Après quoi court Sofia Coppola? Que veut-elle filmer, au fond? Ces questions me trottent dans la tête depuis quelque temps, témoignage de ma perplexité devant sa filmographie qui ne cesse de se de rapprocher du néant cinématographique. Que Sofia Coppola n'ait rien à dire n'est en soi pas un problème, Quentin Tarantino ne s'est jamais illustré sur le terrain de la profondeur de ses long-métrages, mais à défaut il s'acharne dans chacun d'eux, avec plus ou moins de succès, à faire des scènes, à écrire des personnages, à produire de l'intensité à l'écran. Coppola, elle, donne l'impression de jouer à la poupée et de se lasser très vite. Sentiment confirmé à la vision des Proies, son dernier film en date, remake du Siegel.
Je n'ai pas un souvenir très précis du film original, vu il y a 10 ans. Je me souviens simplement d'une noirceur générale, d'un ton cauchemardesque et d'une tension sexuelle assez malsaine. Rien de tout ça ici, ce qui n'est nullement surprenant, le cinéma de Coppola n'ayant jamais eu beaucoup d'aspérités et ayant toujours fui le cru. Ce qui est plus étonnant, et même consternant, c'est l'absence d'un point de vue un peu singulier, d'un angle nouveau justifiant le remake. Les Proies raconte l'histoire d'une castration au sein d'un gynécée en pleine guerre de Sécession. Soit, c'est que Siegel a filmé, avec son style âpre et sans fioritures. Qu'apporte Coppola? Rien, si ce n'est de la désinvolture à tous les étages, qui s'illustre notamment par une sidérante sous-écriture.

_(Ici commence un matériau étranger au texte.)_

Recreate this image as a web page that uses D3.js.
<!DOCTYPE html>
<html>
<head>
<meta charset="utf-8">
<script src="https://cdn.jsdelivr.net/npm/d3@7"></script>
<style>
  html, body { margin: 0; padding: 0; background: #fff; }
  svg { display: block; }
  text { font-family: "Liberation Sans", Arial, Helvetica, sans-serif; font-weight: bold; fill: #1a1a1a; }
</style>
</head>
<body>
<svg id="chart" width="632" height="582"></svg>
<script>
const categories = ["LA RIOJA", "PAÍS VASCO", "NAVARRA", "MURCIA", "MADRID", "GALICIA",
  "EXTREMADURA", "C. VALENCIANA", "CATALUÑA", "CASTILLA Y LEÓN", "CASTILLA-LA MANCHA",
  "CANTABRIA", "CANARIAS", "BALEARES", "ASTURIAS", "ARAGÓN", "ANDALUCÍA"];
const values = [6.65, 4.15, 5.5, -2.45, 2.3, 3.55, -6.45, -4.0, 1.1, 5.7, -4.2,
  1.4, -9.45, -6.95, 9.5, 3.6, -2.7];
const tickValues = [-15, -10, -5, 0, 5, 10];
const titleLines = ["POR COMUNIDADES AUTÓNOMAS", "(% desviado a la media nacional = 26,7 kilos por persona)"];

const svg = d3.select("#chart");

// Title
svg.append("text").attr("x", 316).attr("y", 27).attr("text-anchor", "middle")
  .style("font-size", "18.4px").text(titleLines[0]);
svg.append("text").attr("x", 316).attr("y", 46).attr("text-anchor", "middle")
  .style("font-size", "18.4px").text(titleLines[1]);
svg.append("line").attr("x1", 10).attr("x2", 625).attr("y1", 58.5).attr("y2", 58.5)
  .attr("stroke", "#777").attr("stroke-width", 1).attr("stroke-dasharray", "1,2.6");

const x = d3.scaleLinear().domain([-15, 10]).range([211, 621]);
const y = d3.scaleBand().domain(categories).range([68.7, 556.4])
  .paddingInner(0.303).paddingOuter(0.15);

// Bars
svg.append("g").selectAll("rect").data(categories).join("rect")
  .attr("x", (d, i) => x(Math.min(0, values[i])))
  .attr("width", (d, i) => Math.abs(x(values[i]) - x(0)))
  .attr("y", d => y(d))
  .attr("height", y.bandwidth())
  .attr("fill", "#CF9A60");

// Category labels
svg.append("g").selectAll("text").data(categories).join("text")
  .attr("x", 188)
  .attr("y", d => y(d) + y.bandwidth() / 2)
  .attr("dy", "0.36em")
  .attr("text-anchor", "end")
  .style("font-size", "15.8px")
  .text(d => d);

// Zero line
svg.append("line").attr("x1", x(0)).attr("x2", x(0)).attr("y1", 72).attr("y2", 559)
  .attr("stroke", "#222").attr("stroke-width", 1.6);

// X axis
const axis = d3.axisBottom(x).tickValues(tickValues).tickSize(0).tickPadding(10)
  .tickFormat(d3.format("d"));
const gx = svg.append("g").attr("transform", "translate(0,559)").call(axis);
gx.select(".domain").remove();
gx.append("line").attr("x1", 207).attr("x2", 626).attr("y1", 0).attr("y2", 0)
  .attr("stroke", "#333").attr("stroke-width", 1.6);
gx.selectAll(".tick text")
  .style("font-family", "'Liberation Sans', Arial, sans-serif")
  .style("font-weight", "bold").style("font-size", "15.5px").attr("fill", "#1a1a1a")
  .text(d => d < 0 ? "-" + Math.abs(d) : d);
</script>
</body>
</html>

Ainsi, on comprend très rapidement les tenants et les aboutissants du récit dans les 20 premières minutes et rien ne fera dévier l'histoire de son programme. Farrell est immédiatement perçu comme un mâle un peu dangereux mais terriblement désirable car à la merci de ce pensionnat ; de son côté, il drague ostensiblement ses geôlières sans se douter le moins du monde de l'issue fatale de son séjour - on aura ainsi rarement vu un personnage aussi bête au cinéma. Un tel manque de subtilité et de mystère laisse pantois. Les personnages sont archétypaux et unidimensionnels, ils ne nous surprennent jamais. Certains critiques ont tenté de sauver le film en arguant de son caractère volontiers parodique et sarcastique. Si parodie il y a, je ne vois pas trop ce qu'elle produit, en tout cas ni rires ni questionnement. Coppola déroule donc tranquillement son récit cousu de fil blanc, en accélérant le rythme vers la fin comme si elle s'ennuyait de devoir le filmer. On en arrive donc aux scènes finales au moment où les occupantes du pensionnat décident de se débarrasser définitivement et brutalement de leur hôte de plus en plus violent. Et c'est là que Coppola atteint un sommet de je m'en-foutisme. Au lieu de nous faire découvrir le plan pour liquider Farrell au fur et à mesure de son exécution, il nous est montré la scène où il est adopté puis son accomplissement qui aura lieu sans accrocs. Autrement dit, aucune surprise n'est réservée au spectateur - puisqu'il connaît déjà la ruse au moment où elle s'exécute et parce qu'elle se déroule sans contretemps. Ces deux scènes - conception puis exécution de l'élimination de Farrell - sont dénuées d'intérêt et bâclées. Elles doivent durer cinq minutes au total et sont filmées platement alors qu'elles doivent représenter l'acmé du film. On pourrait très bien résumer ces deux scènes en cinq lignes et s'on rendrait compte à leur lecture que leur contenu s'épuiserait complètement dans ce condensé. Ou pour le dire d'une autre façon, la mise en scène, au sens littéral de l'expression, ne donne aucun surcroît d'intérêt au scénario, lui-même très faible. Le film n'est même pas sauvé par son incarnation, les acteurs étant peu nuancés dans leur jeu, ils n'offrent aucun trouble à leur personnage. La palme revient à Colin Farrell quand il fait du jardinage, on se demande alors si on n'est pas en train d'assister à la plus longue pub de parfum Paco Rabanne jamais vue.
Donc que reste-il en définitive des Proies? Une bonne direction artistique. Les vêtements sont beaux, la lumière est magnifique et c'est plutôt bien cadré. Bref, ce n'est qu'un joli film d'une cinéaste qui n'a plus rien à montrer.